By Nathanas Trismegistus

Mavorim – Axis Mundi; released January 31, 2020 by Purity Through Fire, a top-brass, German label. Every band they have signed is killer. Every album that P. T. F. has published, that I’ve listened to, has been spectacular. No mundanity nor mediocrity in sight. The same goes for Mavorim. Every single piece of media, whether it be their split with Totenwache (a band which I’ve criticized before for its lack of originality); their 2018 debut, Silent Leges Inter Arma; or their comically long (almost 55 minutes) 2019 EP, Aasfresser (seriously, what is with German bands making full, LP-length EPs, Katharsis did the same thing in 2009 with their excellent Fourth Reich). In fact, I’m convinced that Mavorim is not a band. It is a machine. A well-oiled German machine which produces nothing but pure, unadulterated gold. Seriously, they’ve been pumping out high-quality material, consistently, since their formation in 2014. If none of their content has ever crossed your path, stop reading this and go Google them. Their Bandcamp will be linked below. You will not be disappointed. And if you are, then we can’t be friends. Be gone from my website! Go on. SHOO!

Heavily inspired by the Tyrants of Black Metal, Mavorim create good, old-fashioned, mid-paced, melodic, pagan black metal with the occasional folkish ambient and balladic Volksmusik numbers. They definitely lean closer to the black metal side than the RAC side, despite the scant clean vocals. Since Absurd hasn’t released a proper album since 2005, if you’re looking for something to sate that Thuringian pagan hunger, then you need look no further than Mavorim. Since there isn’t anything overtly – shall we say – NS, about this band or its lyrics (debatably with track titles like “Die Ufer von Thule” and “Hyperborea”), some may look at Mavorim as merely a toothless, domesticated, watered-down imitation of Absurd. I guess I can kind of see where they’re coming from. The production quality on this release is extremely (and, again, unnecessarily) high-fidelity (they’re older material is decidedly rawer, though). The end product is well-polished, any rough edges are all thoroughly sanded down. Personally, I don’t think they engage in utter Absurd worship. The musical similarities, or “echoes”, are clearly there, but I don’t think Mavorim are trying to hide their influences. They’re not trying to deceive anyone, and I think that’s commendable. Still, I think their musical style and approach are different enough. Are they a mere, politically acceptable, mainstream-friendly, Absurd alternative? Perhaps. There does appear to be a todesrune in their logo, though. So, I don’t know.

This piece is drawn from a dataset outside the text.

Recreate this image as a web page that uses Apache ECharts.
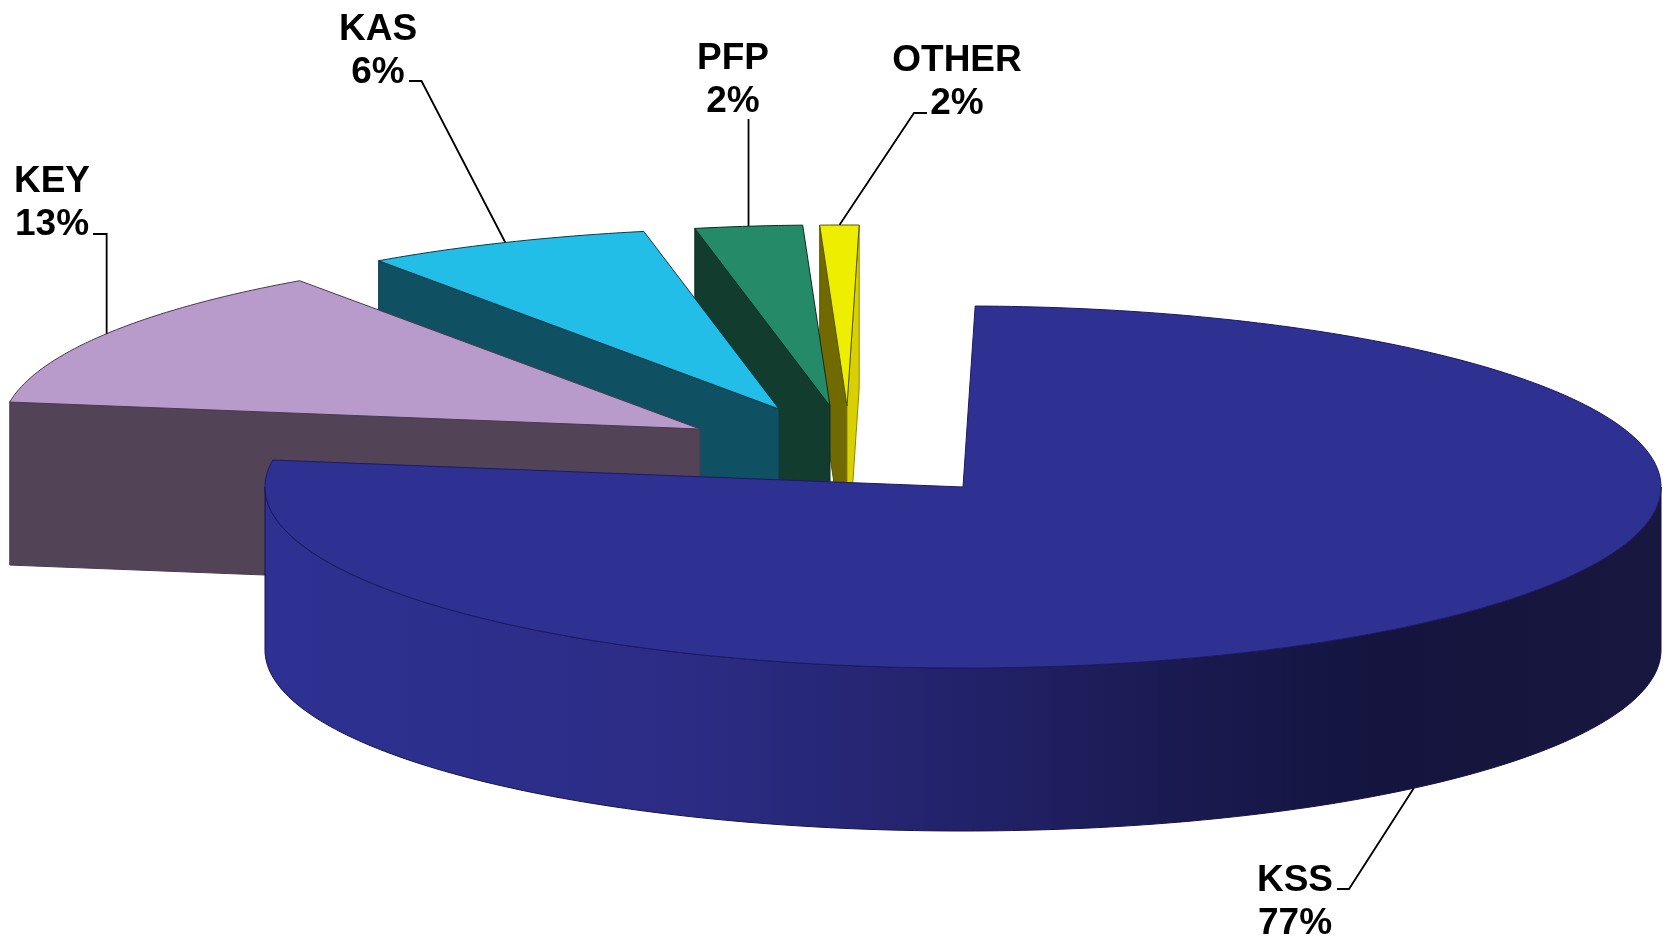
<!DOCTYPE html>
<html>
<head>
<meta charset="utf-8">
<style>html,body{margin:0;padding:0;background:#fff}#c{width:1669px;height:937px}</style>
<script src="https://cdn.jsdelivr.net/npm/echarts@6/dist/echarts.min.js"></script>
</head>
<body>
<div id="c"></div>
<script>
// Data
var categories = ['KSS', 'KEY', 'KAS', 'PFP', 'OTHER'];
// Percentages as printed on the labels
var printedPercent = [77, 13, 6, 2, 2];
// Share of the circle each wedge actually occupies in the picture (measured from its rim;
// the reference's thin OTHER wedge is narrower than its printed 2%)
var drawnShare = [77.1, 12.9, 6.62, 2.48, 0.9];

// Layout and style
var startAngle = 1;
var cx = 963, cy = 487, rx = 698, ry = 181, depth = 163;
var explodeX = [0, -263, -184, -133, -116];
var explodeY = [0, -58, -78, -81, -81];
var topColors = ['#2E3191', '#B89ACB', '#22BEE8', '#248A68', '#EEEE00'];
var cutColors = ['#2E3191', '#524356', '#0F5062', '#123C2D', '#716A00'];
var endCutColor = '#D8D000';
var edgeColors = ['#1A1A66', '#4A3A55', '#0A3A4A', '#0B2E22', '#5A5500'];
var labelX = [1295, 52, 378, 733, 957];
var labelY = [902, 203, 51, 80, 82];
var leaderElbowX = [1349, null, 421.5, null, 914];
var leaderElbowY = [889, 234, 81, 119, 113];
var leaderEndX = [1337, 93, 409, null, 927];
var leaderEndY = [889, 234, 81, 119, 113];

var total = drawnShare.reduce(function (a, b) { return a + b; }, 0);
var startDeg = [], endDeg = [];
drawnShare.reduce(function (acc, v, i) {
  startDeg[i] = acc;
  endDeg[i] = acc + v / total * 360;
  return endDeg[i];
}, startAngle);

function rimPoint(ax, ay, deg, drop) {
  var t = deg * Math.PI / 180;
  return [ax + rx * Math.sin(t), ay - ry * Math.cos(t) + (drop || 0)];
}
function arc(ax, ay, from, to, drop) {
  var pts = [], n = Math.max(2, Math.ceil(Math.abs(to - from)));
  for (var k = 0; k <= n; k++) pts.push(rimPoint(ax, ay, from + (to - from) * k / n, drop));
  return pts;
}
function cutWall(ax, ay, deg) {
  var r = rimPoint(ax, ay, deg);
  return [[ax, ay], r, [r[0], r[1] + depth], [ax, ay + depth]];
}

function renderItem(params, api) {
  var i = api.value(0);
  var ax = cx + explodeX[i], ay = cy + explodeY[i];
  var a = startDeg[i], b = endDeg[i], mid = (a + b) / 2;
  var rank = (categories.length - i) * 10;
  var kids = [];
  function poly(points, fill, stroke, lw, z) {
    kids.push({
      type: 'polygon', shape: { points: points }, z2: rank + z,
      style: { fill: fill, stroke: stroke, lineWidth: lw, lineJoin: 'round' }
    });
  }
  // Radial cut faces turned towards the viewer
  if (Math.sin(a * Math.PI / 180) < 0) poly(cutWall(ax, ay, a), cutColors[i], edgeColors[i], 1, 0);
  if (Math.sin(b * Math.PI / 180) > 0 && b > 360) poly(cutWall(ax, ay, b), endCutColor, '#8F8A00', 1, 0);
  // Outer wall on the front half of the rim
  var f0 = Math.max(a, 90), f1 = Math.min(b, 270);
  if (f1 > f0) {
    var wall = arc(ax, ay, f0, f1, 0).concat(arc(ax, ay, f1, f0, depth));
    poly(wall, new echarts.graphic.LinearGradient(1, 0, 0, 0, [
      { offset: 0, color: '#17173F' },
      { offset: 0.2, color: '#14143E' },
      { offset: 0.35, color: '#1A1A52' },
      { offset: 0.5, color: '#22226A' },
      { offset: 0.7, color: '#2C2C85' },
      { offset: 1, color: '#2E3192' }
    ]), '#14144A', 1, 1);
  }
  // Top face
  poly([[ax, ay]].concat(arc(ax, ay, a, b, 0)), topColors[i], edgeColors[i], 1, 2);
  // Leader line starting on the wedge's rim at its mid angle
  var onFront = mid > 90 && mid < 270;
  var r = rimPoint(ax, ay, mid, onFront ? depth : 0);
  var ex = leaderElbowX[i] === null ? r[0] : leaderElbowX[i];
  var tx = leaderEndX[i] === null ? ex : leaderEndX[i];
  kids.push({
    type: 'polyline', z2: rank + 3,
    shape: { points: [r, [ex, leaderElbowY[i]], [tx, leaderEndY[i]]] },
    style: { fill: null, stroke: '#000', lineWidth: 1.8 }
  });
  kids.push({
    type: 'text', z2: 200, x: labelX[i], y: labelY[i],
    style: {
      text: categories[i] + '\n' + printedPercent[i] + '%',
      fill: '#000', font: 'bold 37px "Liberation Sans", Arial, sans-serif',
      lineHeight: 43, align: 'center', verticalAlign: 'middle'
    }
  });
  return { type: 'group', children: kids };
}

var chart = echarts.init(document.getElementById('c'), null, { renderer: 'canvas' });
chart.setOption({
  backgroundColor: '#ffffff',
  animation: false,
  series: [{
    type: 'custom',
    coordinateSystem: 'none',
    silent: true,
    clip: false,
    renderItem: renderItem,
    // painted back to front: small far wedges first, KSS last
    data: categories.map(function (c, i) { return [i, drawnShare[i], printedPercent[i]]; }).reverse()
  }]
});
</script>
</body>
</html>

The riffcraft of the guitars in Axis Mundi strikes an elegant balance between dissonance and consonance. There are some unnerving melodies and harmonies sprinkled here and there, but the preponderance of melodies is of a decidedly triumphant, diatonic nature, typical of pagan-oriented black metal. The drums perfectly realize their function to set the pace and drive the momentum of the song. The drumwork isn’t so unique that it captures or distracts the listener throughout the experience. It’s just very well integrated and fulfills its purpose. In the first half of at least, the instruments all complement each other and work, in perfect concert, to build up acceleration towards a culmination not unlike a stampeding sonic calvary charge. This compositional synergy functions to imbue the listener with adamantine determination and devastating, berserker rage. The album definitely slows down in the second half, though, and emphasizes the clean vocals, not that I’m, by any means, displeased. It does sort of impede the flow of the album in totality. It’s like a running a race at a break-neck pace only to stop right at the end and crawl across the finish line. Not really an issue, it just sort of stuck out to me. It doesn’t help that track 12 is merely a continuation of track 4 and repeats the exact same melody and structure (if I had any legitimate complaints, it would be this). Late in the album is, however, also where you get some of the really interesting and uniquely eerie ambient sections, like track 11. I almost wish Mavorim would release a separate, entirely ambient, Burzum-esque full-length album that I could play whilst traversing the foggy, soggy lowlands at dawn. Strangely, the last (bonus) track, 13, is a cover of a Minenwerfer track from an album which only just came out last year. Don’t bands typically cover classic songs from classic bands? Really breaking the mold there.

Blood is life! Blood is the axis of the world. Blood is what makes the world go ‘round. Mavorim is my new religion. Their latest effort, Axis Mundi, is a meisterwerk of hasserfüllt, anti-leben, anti-modern mordkraft. It is a long one (clocking in at almost 1 hour, 7 minutes), so get comfortable. I’ve endured the entirety of Altar of Perversion’s Intra Naos (which is torturously spread across three LPs) twice, so length is no issue for me. Favorite songs? I refuse to tell you. You should discover your own by listening to the whole album. Mavorim is one of the best bands to emerge from this generation of black metal (there are quite a few). With neither question nor reservation, I would absolutely recommend this album to underground aficionado. Essential, mandatory listening to the tyrants of tomorrow.